### Problem details:
In the data that follows, count every line holding the string "chart" and give the count alone.

### Data supplied:
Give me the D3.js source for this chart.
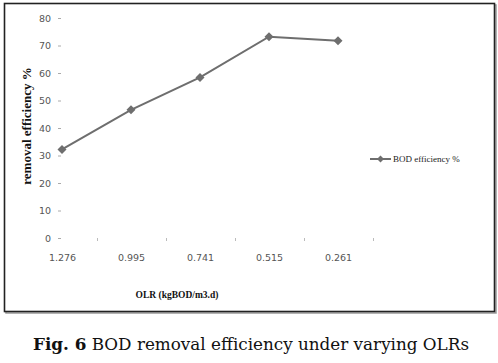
* * *
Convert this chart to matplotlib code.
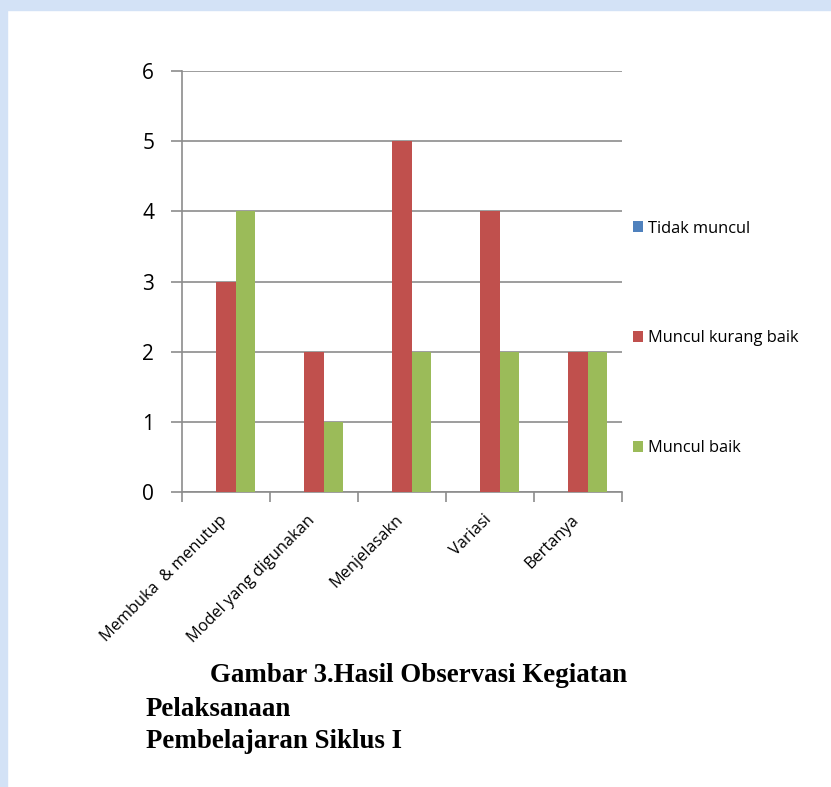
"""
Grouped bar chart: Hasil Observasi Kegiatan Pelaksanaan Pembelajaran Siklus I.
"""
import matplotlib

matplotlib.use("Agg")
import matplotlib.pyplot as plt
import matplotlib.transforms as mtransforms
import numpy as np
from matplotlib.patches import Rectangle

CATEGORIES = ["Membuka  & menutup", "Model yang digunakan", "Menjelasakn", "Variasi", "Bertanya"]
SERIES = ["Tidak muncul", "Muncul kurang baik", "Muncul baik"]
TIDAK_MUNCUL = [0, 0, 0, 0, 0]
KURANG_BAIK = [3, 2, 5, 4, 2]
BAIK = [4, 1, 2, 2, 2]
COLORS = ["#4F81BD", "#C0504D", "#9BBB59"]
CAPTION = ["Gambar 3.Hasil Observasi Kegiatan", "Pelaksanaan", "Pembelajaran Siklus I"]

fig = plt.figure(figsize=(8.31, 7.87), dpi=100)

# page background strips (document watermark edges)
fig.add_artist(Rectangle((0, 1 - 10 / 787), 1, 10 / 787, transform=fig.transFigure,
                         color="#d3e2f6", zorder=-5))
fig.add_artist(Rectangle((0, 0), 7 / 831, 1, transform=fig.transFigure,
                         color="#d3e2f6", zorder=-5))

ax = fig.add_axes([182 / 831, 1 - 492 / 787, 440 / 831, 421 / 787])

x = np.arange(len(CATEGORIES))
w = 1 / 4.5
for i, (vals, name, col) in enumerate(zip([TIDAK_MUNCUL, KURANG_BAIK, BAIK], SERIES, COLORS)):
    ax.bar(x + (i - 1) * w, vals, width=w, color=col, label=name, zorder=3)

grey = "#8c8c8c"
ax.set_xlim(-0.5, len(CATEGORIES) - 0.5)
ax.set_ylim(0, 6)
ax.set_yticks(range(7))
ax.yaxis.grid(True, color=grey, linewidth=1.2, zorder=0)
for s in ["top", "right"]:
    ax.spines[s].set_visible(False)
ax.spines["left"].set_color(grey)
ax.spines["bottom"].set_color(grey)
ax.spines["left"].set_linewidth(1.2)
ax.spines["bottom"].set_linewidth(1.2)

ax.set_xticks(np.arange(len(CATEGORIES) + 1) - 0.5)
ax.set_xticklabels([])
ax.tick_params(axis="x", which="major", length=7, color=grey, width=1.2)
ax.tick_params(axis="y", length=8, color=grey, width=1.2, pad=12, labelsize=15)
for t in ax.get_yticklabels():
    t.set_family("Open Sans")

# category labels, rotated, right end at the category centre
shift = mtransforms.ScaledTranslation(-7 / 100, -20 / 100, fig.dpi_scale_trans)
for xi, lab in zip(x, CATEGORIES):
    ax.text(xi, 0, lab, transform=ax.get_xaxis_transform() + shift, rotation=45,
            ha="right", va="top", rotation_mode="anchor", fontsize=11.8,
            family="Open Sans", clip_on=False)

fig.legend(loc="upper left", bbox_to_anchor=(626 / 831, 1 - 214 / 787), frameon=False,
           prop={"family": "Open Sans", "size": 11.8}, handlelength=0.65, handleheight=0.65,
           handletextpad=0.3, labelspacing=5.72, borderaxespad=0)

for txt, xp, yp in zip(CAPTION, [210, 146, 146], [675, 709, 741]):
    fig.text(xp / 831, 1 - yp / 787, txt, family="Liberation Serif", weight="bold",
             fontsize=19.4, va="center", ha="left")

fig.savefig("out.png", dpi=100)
--
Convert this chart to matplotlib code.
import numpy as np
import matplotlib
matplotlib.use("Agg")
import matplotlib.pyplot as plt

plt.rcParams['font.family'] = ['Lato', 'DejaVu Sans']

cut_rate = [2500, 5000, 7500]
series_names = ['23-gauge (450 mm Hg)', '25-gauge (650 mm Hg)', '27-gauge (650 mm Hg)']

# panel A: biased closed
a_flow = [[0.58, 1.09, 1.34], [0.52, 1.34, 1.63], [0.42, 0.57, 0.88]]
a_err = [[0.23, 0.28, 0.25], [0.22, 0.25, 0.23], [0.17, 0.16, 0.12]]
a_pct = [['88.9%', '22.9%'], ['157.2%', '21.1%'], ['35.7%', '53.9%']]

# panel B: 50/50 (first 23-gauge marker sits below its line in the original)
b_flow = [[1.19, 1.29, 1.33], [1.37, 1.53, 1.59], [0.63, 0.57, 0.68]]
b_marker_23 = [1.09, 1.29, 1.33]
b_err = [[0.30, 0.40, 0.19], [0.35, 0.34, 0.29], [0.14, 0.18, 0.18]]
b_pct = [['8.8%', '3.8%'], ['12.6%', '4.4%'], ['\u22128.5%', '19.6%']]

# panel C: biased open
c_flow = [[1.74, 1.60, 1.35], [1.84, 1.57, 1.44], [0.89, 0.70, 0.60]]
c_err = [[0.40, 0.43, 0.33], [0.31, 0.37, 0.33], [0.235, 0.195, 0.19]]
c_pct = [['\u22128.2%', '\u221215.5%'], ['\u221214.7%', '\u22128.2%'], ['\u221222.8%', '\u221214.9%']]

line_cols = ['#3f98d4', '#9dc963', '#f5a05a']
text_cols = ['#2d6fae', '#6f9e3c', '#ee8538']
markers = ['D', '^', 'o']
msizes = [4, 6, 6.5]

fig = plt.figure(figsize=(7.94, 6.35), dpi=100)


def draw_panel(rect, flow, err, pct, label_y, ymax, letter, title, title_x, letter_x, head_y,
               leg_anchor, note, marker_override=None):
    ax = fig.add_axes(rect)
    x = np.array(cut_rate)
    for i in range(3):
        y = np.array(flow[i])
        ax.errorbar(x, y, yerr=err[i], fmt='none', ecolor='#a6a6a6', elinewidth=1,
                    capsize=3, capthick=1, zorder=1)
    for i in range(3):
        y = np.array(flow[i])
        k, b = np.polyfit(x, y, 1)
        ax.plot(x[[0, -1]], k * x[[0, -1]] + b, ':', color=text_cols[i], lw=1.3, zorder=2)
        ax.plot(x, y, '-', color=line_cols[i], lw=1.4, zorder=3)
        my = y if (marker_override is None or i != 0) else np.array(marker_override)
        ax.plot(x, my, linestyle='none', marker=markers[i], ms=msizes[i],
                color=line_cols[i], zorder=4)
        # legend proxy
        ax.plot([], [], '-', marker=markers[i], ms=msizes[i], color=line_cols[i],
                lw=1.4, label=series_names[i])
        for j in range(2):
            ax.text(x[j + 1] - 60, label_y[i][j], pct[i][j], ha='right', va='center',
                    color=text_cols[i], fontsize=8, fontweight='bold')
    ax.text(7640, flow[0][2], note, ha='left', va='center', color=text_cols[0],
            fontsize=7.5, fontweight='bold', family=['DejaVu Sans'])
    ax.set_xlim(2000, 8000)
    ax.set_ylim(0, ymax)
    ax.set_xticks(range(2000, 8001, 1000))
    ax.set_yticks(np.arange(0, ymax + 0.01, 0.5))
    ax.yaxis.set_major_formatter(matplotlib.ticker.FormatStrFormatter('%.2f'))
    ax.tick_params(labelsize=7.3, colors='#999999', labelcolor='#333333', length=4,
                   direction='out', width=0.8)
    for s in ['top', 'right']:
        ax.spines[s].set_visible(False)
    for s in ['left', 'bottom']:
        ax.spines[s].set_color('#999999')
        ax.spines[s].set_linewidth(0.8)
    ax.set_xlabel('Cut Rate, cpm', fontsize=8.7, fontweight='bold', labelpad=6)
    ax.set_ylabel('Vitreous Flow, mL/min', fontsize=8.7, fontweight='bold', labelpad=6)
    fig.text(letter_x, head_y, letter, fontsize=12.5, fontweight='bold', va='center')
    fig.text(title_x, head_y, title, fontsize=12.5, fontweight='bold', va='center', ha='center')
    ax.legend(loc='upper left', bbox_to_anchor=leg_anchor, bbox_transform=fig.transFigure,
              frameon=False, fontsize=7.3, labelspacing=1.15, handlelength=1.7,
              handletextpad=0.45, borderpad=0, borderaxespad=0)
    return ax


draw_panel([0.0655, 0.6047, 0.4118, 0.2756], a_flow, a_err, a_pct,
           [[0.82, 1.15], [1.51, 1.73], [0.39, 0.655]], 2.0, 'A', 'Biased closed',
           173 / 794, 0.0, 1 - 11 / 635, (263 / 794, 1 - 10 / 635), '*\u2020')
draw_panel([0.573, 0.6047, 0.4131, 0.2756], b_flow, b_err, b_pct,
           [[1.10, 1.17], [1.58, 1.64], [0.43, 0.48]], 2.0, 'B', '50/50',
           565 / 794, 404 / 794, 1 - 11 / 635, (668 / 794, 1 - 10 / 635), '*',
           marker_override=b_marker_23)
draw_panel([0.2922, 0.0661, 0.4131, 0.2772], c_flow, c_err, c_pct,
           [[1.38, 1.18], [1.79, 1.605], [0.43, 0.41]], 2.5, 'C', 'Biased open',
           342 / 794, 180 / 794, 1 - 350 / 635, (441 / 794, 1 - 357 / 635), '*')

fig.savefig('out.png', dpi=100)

### Exercise solution:
4